*** GIVEN DATA ***

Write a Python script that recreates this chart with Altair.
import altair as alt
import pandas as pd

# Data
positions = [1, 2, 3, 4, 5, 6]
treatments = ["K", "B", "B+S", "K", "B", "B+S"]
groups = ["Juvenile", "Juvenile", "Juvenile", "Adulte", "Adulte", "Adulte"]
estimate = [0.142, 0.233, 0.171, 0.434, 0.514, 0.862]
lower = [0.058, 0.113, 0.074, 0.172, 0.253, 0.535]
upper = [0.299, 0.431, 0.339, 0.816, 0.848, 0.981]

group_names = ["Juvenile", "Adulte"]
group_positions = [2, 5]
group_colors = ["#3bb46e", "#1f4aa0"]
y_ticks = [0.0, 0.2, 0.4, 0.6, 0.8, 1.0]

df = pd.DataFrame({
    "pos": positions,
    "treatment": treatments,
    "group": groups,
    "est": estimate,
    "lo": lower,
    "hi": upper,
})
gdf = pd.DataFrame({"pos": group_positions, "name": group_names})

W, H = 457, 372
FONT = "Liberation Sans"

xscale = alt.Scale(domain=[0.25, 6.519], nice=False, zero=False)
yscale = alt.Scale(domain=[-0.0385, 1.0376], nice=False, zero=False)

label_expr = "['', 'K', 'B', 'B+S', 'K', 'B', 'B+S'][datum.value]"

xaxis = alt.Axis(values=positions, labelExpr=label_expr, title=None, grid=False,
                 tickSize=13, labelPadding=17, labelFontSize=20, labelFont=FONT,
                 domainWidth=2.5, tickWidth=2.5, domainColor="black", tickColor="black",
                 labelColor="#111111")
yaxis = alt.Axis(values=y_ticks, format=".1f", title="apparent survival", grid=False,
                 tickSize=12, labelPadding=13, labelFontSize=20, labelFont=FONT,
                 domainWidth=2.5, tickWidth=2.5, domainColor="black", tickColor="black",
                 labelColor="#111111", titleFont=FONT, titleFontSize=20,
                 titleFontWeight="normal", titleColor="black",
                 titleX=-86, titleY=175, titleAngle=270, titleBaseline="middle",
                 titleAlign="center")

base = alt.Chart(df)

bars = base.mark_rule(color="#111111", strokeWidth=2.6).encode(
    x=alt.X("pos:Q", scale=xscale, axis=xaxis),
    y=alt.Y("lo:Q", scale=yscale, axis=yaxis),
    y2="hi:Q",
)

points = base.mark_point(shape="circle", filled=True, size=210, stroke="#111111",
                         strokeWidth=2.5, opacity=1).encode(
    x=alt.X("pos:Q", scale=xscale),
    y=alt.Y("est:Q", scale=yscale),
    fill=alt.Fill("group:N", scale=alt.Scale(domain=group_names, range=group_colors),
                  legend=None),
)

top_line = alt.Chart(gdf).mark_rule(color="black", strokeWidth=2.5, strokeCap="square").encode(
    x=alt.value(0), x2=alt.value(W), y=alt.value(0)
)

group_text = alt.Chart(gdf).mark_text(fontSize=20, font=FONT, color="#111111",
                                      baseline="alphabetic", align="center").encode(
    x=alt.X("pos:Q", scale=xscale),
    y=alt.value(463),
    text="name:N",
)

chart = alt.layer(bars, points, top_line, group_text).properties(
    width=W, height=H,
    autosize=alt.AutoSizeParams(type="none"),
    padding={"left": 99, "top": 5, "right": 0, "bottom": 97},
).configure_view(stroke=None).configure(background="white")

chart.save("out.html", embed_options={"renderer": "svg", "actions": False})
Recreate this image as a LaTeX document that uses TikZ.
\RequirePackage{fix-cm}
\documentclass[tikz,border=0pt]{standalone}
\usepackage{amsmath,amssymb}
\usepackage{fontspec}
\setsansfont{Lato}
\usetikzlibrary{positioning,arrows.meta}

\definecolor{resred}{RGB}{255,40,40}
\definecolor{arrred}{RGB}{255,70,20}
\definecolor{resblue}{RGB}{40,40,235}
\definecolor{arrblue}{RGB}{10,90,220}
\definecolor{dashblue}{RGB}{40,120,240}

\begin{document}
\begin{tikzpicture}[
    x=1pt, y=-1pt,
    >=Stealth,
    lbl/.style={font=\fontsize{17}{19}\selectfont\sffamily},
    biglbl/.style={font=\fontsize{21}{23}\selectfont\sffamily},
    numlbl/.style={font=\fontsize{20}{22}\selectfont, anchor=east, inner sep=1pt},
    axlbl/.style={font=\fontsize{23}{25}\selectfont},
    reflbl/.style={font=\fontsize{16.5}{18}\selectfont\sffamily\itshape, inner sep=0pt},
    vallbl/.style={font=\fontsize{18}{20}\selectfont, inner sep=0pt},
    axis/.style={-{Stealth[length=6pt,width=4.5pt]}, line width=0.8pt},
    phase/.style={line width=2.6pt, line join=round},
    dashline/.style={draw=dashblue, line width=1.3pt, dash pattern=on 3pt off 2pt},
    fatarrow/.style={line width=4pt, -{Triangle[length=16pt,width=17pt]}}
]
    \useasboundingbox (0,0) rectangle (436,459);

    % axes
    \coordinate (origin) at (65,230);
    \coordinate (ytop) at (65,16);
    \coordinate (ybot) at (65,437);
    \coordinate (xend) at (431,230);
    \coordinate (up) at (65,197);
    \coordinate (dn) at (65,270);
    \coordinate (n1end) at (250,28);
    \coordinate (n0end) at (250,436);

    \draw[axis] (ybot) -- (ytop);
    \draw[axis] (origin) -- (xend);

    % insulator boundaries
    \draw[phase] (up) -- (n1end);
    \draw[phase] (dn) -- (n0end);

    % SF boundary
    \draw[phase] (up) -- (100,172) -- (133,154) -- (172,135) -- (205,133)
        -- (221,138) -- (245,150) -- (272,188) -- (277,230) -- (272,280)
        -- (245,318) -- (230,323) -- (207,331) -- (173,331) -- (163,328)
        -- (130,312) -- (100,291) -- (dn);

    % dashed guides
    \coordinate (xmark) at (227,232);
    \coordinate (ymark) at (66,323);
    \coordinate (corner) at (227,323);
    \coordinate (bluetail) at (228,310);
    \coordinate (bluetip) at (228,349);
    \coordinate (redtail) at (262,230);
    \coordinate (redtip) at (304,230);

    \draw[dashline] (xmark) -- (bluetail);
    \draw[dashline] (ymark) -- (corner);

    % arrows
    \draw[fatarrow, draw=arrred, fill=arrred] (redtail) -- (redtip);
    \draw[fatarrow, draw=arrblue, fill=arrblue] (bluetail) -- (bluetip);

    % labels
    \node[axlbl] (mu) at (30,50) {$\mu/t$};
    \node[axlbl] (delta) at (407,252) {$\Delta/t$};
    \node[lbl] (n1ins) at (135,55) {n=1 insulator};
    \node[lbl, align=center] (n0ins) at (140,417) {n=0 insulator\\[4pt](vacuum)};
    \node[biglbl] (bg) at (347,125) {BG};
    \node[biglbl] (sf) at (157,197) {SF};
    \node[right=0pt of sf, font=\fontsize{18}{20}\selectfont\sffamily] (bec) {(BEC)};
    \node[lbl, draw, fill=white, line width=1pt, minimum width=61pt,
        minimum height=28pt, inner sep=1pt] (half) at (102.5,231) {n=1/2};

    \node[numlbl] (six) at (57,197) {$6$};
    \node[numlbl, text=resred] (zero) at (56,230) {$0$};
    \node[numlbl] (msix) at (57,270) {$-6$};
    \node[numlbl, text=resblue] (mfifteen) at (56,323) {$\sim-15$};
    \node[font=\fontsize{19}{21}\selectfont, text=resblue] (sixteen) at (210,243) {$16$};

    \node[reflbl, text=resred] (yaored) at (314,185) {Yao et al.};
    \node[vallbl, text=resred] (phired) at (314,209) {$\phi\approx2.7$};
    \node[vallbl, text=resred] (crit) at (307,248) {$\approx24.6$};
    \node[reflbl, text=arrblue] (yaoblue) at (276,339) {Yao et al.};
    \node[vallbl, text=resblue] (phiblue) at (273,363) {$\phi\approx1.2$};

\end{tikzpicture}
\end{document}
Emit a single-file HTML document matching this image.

***

◆ **GIVEN EXERCISE**
Look through the material above and print exactly the lines from the one containing "Recreate this image" to the one containing "-- (130,312) -- (100,291) -- (dn);", both included, and nothing more.

◆ **REPLY**
Recreate this image as a LaTeX document that uses TikZ.
\RequirePackage{fix-cm}
\documentclass[tikz,border=0pt]{standalone}
\usepackage{amsmath,amssymb}
\usepackage{fontspec}
\setsansfont{Lato}
\usetikzlibrary{positioning,arrows.meta}

\definecolor{resred}{RGB}{255,40,40}
\definecolor{arrred}{RGB}{255,70,20}
\definecolor{resblue}{RGB}{40,40,235}
\definecolor{arrblue}{RGB}{10,90,220}
\definecolor{dashblue}{RGB}{40,120,240}

\begin{document}
\begin{tikzpicture}[
    x=1pt, y=-1pt,
    >=Stealth,
    lbl/.style={font=\fontsize{17}{19}\selectfont\sffamily},
    biglbl/.style={font=\fontsize{21}{23}\selectfont\sffamily},
    numlbl/.style={font=\fontsize{20}{22}\selectfont, anchor=east, inner sep=1pt},
    axlbl/.style={font=\fontsize{23}{25}\selectfont},
    reflbl/.style={font=\fontsize{16.5}{18}\selectfont\sffamily\itshape, inner sep=0pt},
    vallbl/.style={font=\fontsize{18}{20}\selectfont, inner sep=0pt},
    axis/.style={-{Stealth[length=6pt,width=4.5pt]}, line width=0.8pt},
    phase/.style={line width=2.6pt, line join=round},
    dashline/.style={draw=dashblue, line width=1.3pt, dash pattern=on 3pt off 2pt},
    fatarrow/.style={line width=4pt, -{Triangle[length=16pt,width=17pt]}}
]
    \useasboundingbox (0,0) rectangle (436,459);

    % axes
    \coordinate (origin) at (65,230);
    \coordinate (ytop) at (65,16);
    \coordinate (ybot) at (65,437);
    \coordinate (xend) at (431,230);
    \coordinate (up) at (65,197);
    \coordinate (dn) at (65,270);
    \coordinate (n1end) at (250,28);
    \coordinate (n0end) at (250,436);

    \draw[axis] (ybot) -- (ytop);
    \draw[axis] (origin) -- (xend);

    % insulator boundaries
    \draw[phase] (up) -- (n1end);
    \draw[phase] (dn) -- (n0end);

    % SF boundary
    \draw[phase] (up) -- (100,172) -- (133,154) -- (172,135) -- (205,133)
        -- (221,138) -- (245,150) -- (272,188) -- (277,230) -- (272,280)
        -- (245,318) -- (230,323) -- (207,331) -- (173,331) -- (163,328)
        -- (130,312) -- (100,291) -- (dn);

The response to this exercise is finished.